→ **Dataset records**:
start

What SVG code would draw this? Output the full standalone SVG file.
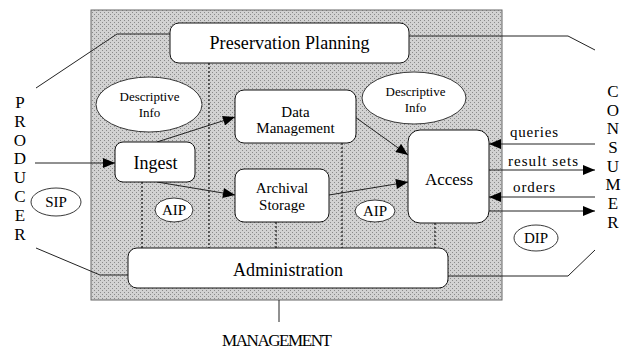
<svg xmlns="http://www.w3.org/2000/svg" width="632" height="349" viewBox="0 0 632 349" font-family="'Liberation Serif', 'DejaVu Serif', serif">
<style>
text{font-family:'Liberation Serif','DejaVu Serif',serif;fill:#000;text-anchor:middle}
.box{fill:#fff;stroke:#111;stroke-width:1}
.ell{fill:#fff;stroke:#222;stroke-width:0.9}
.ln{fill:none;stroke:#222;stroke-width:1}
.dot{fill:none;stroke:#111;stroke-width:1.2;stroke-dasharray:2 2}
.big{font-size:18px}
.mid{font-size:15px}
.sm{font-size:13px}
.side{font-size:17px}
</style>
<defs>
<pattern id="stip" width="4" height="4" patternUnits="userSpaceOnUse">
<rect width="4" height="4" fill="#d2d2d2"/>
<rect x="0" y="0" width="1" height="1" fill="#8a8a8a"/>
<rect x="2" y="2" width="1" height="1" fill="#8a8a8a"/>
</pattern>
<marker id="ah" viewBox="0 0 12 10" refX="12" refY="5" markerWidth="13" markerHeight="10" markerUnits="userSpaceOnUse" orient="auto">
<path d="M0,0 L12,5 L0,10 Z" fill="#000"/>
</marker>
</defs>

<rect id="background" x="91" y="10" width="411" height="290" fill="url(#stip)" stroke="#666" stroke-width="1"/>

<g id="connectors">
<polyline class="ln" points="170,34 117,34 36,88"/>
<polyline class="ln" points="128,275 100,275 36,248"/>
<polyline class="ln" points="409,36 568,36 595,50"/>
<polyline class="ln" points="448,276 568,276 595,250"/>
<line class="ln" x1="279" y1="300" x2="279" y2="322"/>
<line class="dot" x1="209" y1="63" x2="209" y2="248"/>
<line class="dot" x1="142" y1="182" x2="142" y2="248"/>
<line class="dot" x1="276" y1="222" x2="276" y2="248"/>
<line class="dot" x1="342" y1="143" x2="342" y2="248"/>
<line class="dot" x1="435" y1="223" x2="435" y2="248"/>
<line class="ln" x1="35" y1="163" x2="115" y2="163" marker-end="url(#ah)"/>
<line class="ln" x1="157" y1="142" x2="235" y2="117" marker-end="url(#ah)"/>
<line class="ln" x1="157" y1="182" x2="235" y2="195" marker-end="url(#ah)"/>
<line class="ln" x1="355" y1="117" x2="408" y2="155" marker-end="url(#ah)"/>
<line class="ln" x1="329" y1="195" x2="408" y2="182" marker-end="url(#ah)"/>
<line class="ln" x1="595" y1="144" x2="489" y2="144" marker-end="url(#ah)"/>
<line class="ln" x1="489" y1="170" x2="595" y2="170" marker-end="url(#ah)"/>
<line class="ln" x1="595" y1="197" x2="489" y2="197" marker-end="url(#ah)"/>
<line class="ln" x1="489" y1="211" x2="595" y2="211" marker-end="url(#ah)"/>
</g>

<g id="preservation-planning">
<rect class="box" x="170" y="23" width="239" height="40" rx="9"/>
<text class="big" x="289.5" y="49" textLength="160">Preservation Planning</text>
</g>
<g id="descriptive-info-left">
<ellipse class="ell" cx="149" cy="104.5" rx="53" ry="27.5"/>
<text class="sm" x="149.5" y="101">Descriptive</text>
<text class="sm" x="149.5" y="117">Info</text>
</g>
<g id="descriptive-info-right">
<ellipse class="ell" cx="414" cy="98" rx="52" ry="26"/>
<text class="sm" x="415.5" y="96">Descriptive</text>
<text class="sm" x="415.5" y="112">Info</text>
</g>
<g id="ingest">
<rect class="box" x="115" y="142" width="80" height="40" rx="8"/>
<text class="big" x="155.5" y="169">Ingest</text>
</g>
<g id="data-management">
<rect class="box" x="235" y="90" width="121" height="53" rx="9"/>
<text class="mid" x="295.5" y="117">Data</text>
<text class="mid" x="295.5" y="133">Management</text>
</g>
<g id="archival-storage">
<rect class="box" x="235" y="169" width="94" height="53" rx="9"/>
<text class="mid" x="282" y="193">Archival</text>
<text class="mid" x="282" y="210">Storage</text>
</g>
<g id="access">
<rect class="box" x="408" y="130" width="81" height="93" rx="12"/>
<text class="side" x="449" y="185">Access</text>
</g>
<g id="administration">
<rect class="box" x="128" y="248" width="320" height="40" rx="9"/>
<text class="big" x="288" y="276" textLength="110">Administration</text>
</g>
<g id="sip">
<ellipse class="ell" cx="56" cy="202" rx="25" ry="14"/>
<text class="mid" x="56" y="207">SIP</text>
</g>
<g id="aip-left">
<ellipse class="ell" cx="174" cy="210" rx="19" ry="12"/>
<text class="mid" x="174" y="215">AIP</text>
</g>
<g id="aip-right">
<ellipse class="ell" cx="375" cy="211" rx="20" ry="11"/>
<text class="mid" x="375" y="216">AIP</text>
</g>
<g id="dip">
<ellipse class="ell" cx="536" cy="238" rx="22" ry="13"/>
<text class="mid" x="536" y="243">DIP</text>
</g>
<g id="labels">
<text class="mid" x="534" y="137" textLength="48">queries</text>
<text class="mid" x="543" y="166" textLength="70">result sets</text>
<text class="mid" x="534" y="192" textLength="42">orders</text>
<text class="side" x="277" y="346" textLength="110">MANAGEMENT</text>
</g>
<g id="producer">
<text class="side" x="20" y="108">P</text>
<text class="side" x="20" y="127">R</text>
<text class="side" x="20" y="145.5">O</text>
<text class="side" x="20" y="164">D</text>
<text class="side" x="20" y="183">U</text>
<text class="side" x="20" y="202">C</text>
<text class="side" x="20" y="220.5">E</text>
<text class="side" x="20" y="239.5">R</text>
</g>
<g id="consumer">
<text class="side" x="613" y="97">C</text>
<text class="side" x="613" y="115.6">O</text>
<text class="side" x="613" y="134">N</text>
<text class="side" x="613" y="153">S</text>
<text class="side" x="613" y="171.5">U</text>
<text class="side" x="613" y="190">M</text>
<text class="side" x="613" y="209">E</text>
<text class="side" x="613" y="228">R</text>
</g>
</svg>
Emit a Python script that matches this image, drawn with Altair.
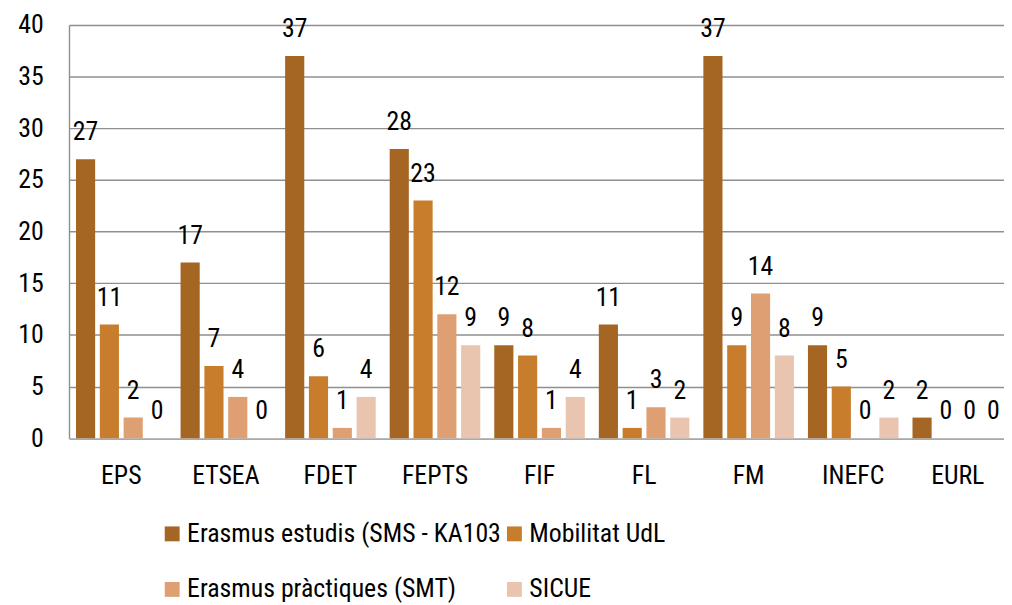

end

→ **SHORT EXERCISE**: Leave the pictures out and output the rest of the listing exactly.

→ **RESPONSE BELOW**:
What SVG code would draw this? Output the full standalone SVG file.
<svg xmlns="http://www.w3.org/2000/svg" width="632" height="349" viewBox="0 0 632 349" font-family="'Liberation Serif', 'DejaVu Serif', serif">
<style>
text{font-family:'Liberation Serif','DejaVu Serif',serif;fill:#000;text-anchor:middle}
.box{fill:#fff;stroke:#111;stroke-width:1}
.ell{fill:#fff;stroke:#222;stroke-width:0.9}
.ln{fill:none;stroke:#222;stroke-width:1}
.dot{fill:none;stroke:#111;stroke-width:1.2;stroke-dasharray:2 2}
.big{font-size:18px}
.mid{font-size:15px}
.sm{font-size:13px}
.side{font-size:17px}
</style>
<defs>
<pattern id="stip" width="4" height="4" patternUnits="userSpaceOnUse">
<rect width="4" height="4" fill="#d2d2d2"/>
<rect x="0" y="0" width="1" height="1" fill="#8a8a8a"/>
<rect x="2" y="2" width="1" height="1" fill="#8a8a8a"/>
</pattern>
<marker id="ah" viewBox="0 0 12 10" refX="12" refY="5" markerWidth="13" markerHeight="10" markerUnits="userSpaceOnUse" orient="auto">
<path d="M0,0 L12,5 L0,10 Z" fill="#000"/>
</marker>
</defs>

<rect id="background" x="91" y="10" width="411" height="290" fill="url(#stip)" stroke="#666" stroke-width="1"/>

<g id="connectors">
<polyline class="ln" points="170,34 117,34 36,88"/>
<polyline class="ln" points="128,275 100,275 36,248"/>
<polyline class="ln" points="409,36 568,36 595,50"/>
<polyline class="ln" points="448,276 568,276 595,250"/>
<line class="ln" x1="279" y1="300" x2="279" y2="322"/>
<line class="dot" x1="209" y1="63" x2="209" y2="248"/>
<line class="dot" x1="142" y1="182" x2="142" y2="248"/>
<line class="dot" x1="276" y1="222" x2="276" y2="248"/>
<line class="dot" x1="342" y1="143" x2="342" y2="248"/>
<line class="dot" x1="435" y1="223" x2="435" y2="248"/>
<line class="ln" x1="35" y1="163" x2="115" y2="163" marker-end="url(#ah)"/>
<line class="ln" x1="157" y1="142" x2="235" y2="117" marker-end="url(#ah)"/>
<line class="ln" x1="157" y1="182" x2="235" y2="195" marker-end="url(#ah)"/>
<line class="ln" x1="355" y1="117" x2="408" y2="155" marker-end="url(#ah)"/>
<line class="ln" x1="329" y1="195" x2="408" y2="182" marker-end="url(#ah)"/>
<line class="ln" x1="595" y1="144" x2="489" y2="144" marker-end="url(#ah)"/>
<line class="ln" x1="489" y1="170" x2="595" y2="170" marker-end="url(#ah)"/>
<line class="ln" x1="595" y1="197" x2="489" y2="197" marker-end="url(#ah)"/>
<line class="ln" x1="489" y1="211" x2="595" y2="211" marker-end="url(#ah)"/>
</g>

<g id="preservation-planning">
<rect class="box" x="170" y="23" width="239" height="40" rx="9"/>
<text class="big" x="289.5" y="49" textLength="160">Preservation Planning</text>
</g>
<g id="descriptive-info-left">
<ellipse class="ell" cx="149" cy="104.5" rx="53" ry="27.5"/>
<text class="sm" x="149.5" y="101">Descriptive</text>
<text class="sm" x="149.5" y="117">Info</text>
</g>
<g id="descriptive-info-right">
<ellipse class="ell" cx="414" cy="98" rx="52" ry="26"/>
<text class="sm" x="415.5" y="96">Descriptive</text>
<text class="sm" x="415.5" y="112">Info</text>
</g>
<g id="ingest">
<rect class="box" x="115" y="142" width="80" height="40" rx="8"/>
<text class="big" x="155.5" y="169">Ingest</text>
</g>
<g id="data-management">
<rect class="box" x="235" y="90" width="121" height="53" rx="9"/>
<text class="mid" x="295.5" y="117">Data</text>
<text class="mid" x="295.5" y="133">Management</text>
</g>
<g id="archival-storage">
<rect class="box" x="235" y="169" width="94" height="53" rx="9"/>
<text class="mid" x="282" y="193">Archival</text>
<text class="mid" x="282" y="210">Storage</text>
</g>
<g id="access">
<rect class="box" x="408" y="130" width="81" height="93" rx="12"/>
<text class="side" x="449" y="185">Access</text>
</g>
<g id="administration">
<rect class="box" x="128" y="248" width="320" height="40" rx="9"/>
<text class="big" x="288" y="276" textLength="110">Administration</text>
</g>
<g id="sip">
<ellipse class="ell" cx="56" cy="202" rx="25" ry="14"/>
<text class="mid" x="56" y="207">SIP</text>
</g>
<g id="aip-left">
<ellipse class="ell" cx="174" cy="210" rx="19" ry="12"/>
<text class="mid" x="174" y="215">AIP</text>
</g>
<g id="aip-right">
<ellipse class="ell" cx="375" cy="211" rx="20" ry="11"/>
<text class="mid" x="375" y="216">AIP</text>
</g>
<g id="dip">
<ellipse class="ell" cx="536" cy="238" rx="22" ry="13"/>
<text class="mid" x="536" y="243">DIP</text>
</g>
<g id="labels">
<text class="mid" x="534" y="137" textLength="48">queries</text>
<text class="mid" x="543" y="166" textLength="70">result sets</text>
<text class="mid" x="534" y="192" textLength="42">orders</text>
<text class="side" x="277" y="346" textLength="110">MANAGEMENT</text>
</g>
<g id="producer">
<text class="side" x="20" y="108">P</text>
<text class="side" x="20" y="127">R</text>
<text class="side" x="20" y="145.5">O</text>
<text class="side" x="20" y="164">D</text>
<text class="side" x="20" y="183">U</text>
<text class="side" x="20" y="202">C</text>
<text class="side" x="20" y="220.5">E</text>
<text class="side" x="20" y="239.5">R</text>
</g>
<g id="consumer">
<text class="side" x="613" y="97">C</text>
<text class="side" x="613" y="115.6">O</text>
<text class="side" x="613" y="134">N</text>
<text class="side" x="613" y="153">S</text>
<text class="side" x="613" y="171.5">U</text>
<text class="side" x="613" y="190">M</text>
<text class="side" x="613" y="209">E</text>
<text class="side" x="613" y="228">R</text>
</g>
</svg>
Emit a Python script that matches this image, drawn with Altair.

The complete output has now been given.